The closure of slaughter lines at all pig, beef and lamb processing plants this week will be a further blow to the beleaguered group.
But company spokesman Alasdair Cox said no lay-offs had taken place as of Tuesday (7 August) and the company hoped a full slaughter programme could be re-started by the end of the week.
Ample stocks were in store to allow further processing to continue meantime, he added.
First Minister, Alex Salmond, visited the plant on Monday to meet managers and staff.
The Scottish-based group, which supplies chicken, pork, beef and lamb to supermarkets from more than 20 processing plants throughout the UK, racked up record pre-tax losses of £40.5m in the year to May 2006.

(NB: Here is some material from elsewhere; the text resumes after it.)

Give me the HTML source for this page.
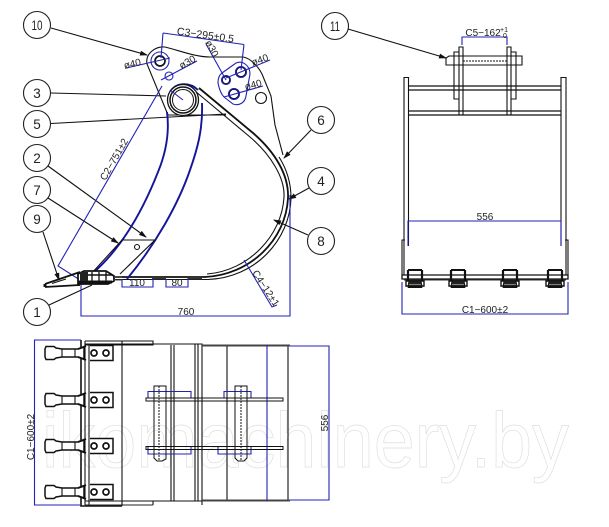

But accounts for individual companies within the group, which have only just been filed at Companies House, show that Cornwall-based beef and lamb processor, St Merryn Meat, increased profits from £1.68m to £10.7m on a turnover of £361m.
Aberdeen-based, McIntosh Donald, also saw profits rise from £3.8m to £5.3m on a £78.3m turnover. Profits were boosted by a £2.4m property sale. Both companies are major suppliers of beef and lamb to Tesco.
Losses at Sovereign Food Group, manufacturers of convenience foods, soared from £6.4m to £8.2m on a turnover which fell by a third to £30.6m, while chicken processor, Thorne Poultry, suffered a £4.5m loss against a profit of £639,000 the previous year. Turnover fell by £4m to £52.6m.
The company’s pig processing businesses fared no better, with Grampian Country Pork Suffolk recording an £8.4m fall, from a pre-tax profit of £2.1m in 2005 to a loss of £6.3m last year. Turnover was up £7.5m at £110m.
This follows a £15.6m loss reported earlier at Edinburgh-based Grampian Country Pork Halls.
Group managing director, Eddie Power, appointed in January, 2006, with a remit to stem spiralling losses, said the year to May, 2006, was the most difficult in the history of the group but a trading profit had been achieved in the year to May, 2007.
The last year has seen the closure of nine plants and the loss of 3000 jobs. The closure of the Group’s first chicken plant at Banff, NE Scotland, later this year has been announced in the past week with the loss of a further 180 jobs on top of 80 jobs lost last year.